27 abril 2009
NEWEN MAPU
El hombre mapuche, urgido al trabajo en la ciudad, al minifundio o al más oprobioso de los inquilinajes, su vuelta al terruño o a la ruka es un acto diario de extrema violencia. No se puede saltar de un mundo al otro sin perder una cuota de vida en ello. De todas la formas de aniquilación es ésta probablemente la más cruel. No sólo se hace del hombre de la tierra un extranjero en el suelo de sus antepasados, sino que al hacerlo no se le ha permitido tampoco el usufructo de su extranjería.
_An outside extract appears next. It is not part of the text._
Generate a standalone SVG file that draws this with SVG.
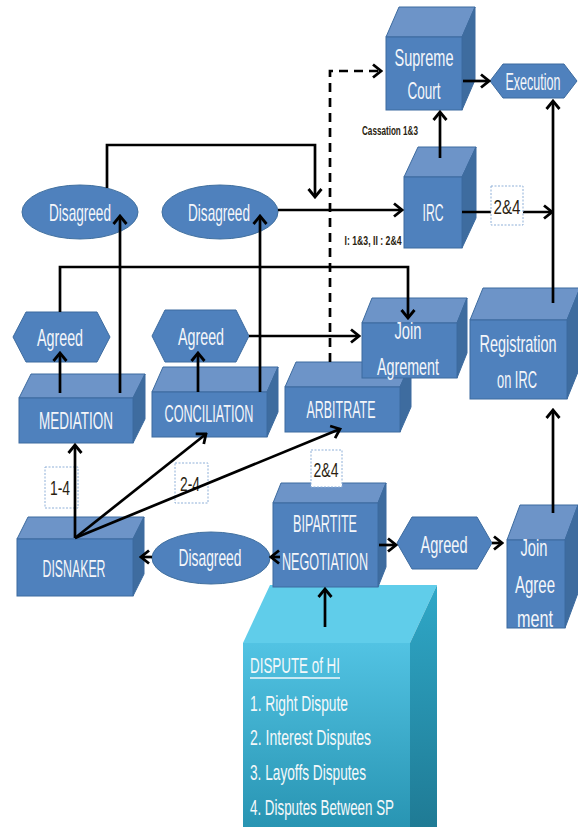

Arrasados en general de su lengua, de su tierra y de sus propios rasgos, se le pide además que sobreviva con lo poco y nada que se le da a cambio y luego, al ver su quiebre, se le
juzga y se le condena. Primero se le reprochó que no hable bien castellano y empecinarse en su idioma natal. Ahora se escucha a menudo la condena contraria: el estar perdiendo su lengua. Todas esta violencias –ejercidas en nombre del mismo mundo que en 170 años de república jamás ha creado una sola política realista e igualitaria de integración- recaen finalmente sobre todo. La diferencia que negamos, el idioma que no entendemos, el rito que transformamos en folklor o pintoresquismos, los rasgos que nos negamos a reconocer, son no obstante nuestros. Al perderlos nos perdemos.